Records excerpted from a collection
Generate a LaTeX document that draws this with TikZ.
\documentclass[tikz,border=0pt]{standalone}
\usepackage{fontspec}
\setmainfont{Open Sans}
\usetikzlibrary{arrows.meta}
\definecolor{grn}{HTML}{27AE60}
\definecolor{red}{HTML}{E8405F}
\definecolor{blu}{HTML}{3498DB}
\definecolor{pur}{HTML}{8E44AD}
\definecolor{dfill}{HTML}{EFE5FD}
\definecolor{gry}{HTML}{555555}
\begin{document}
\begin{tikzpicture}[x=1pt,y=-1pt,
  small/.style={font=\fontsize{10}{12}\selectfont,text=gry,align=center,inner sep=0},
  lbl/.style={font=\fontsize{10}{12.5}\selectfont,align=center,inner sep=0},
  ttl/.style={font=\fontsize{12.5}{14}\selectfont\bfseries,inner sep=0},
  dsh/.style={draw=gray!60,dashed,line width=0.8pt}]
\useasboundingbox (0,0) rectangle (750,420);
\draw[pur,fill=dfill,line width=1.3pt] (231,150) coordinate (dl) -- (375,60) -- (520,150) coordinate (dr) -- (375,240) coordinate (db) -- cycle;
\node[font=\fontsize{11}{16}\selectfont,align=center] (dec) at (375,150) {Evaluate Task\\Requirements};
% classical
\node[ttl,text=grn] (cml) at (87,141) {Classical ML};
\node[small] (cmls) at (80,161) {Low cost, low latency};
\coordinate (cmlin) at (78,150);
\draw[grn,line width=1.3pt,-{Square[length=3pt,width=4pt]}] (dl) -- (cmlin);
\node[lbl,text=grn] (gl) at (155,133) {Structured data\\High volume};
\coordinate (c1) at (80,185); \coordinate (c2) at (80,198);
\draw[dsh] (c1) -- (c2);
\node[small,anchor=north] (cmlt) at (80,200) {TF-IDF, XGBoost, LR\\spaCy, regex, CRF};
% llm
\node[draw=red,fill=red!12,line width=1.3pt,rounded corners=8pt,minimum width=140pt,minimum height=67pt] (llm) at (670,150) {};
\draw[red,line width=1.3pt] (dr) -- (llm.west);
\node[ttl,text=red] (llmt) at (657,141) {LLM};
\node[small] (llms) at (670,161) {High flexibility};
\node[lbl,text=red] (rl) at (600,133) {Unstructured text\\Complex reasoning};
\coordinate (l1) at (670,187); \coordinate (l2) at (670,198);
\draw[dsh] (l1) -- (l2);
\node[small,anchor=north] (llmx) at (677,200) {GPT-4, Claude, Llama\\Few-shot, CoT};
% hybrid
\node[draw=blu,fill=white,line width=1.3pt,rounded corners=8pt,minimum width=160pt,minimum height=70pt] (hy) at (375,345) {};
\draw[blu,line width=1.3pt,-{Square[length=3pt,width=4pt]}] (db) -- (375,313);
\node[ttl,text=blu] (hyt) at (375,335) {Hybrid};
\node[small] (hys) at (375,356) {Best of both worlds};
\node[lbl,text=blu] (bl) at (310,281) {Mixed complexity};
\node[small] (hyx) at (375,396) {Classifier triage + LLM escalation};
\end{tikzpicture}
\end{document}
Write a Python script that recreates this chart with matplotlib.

> **Task goal**
A single figure is required: the number of lines above in which the word "that" occurs.

> **Full output**
2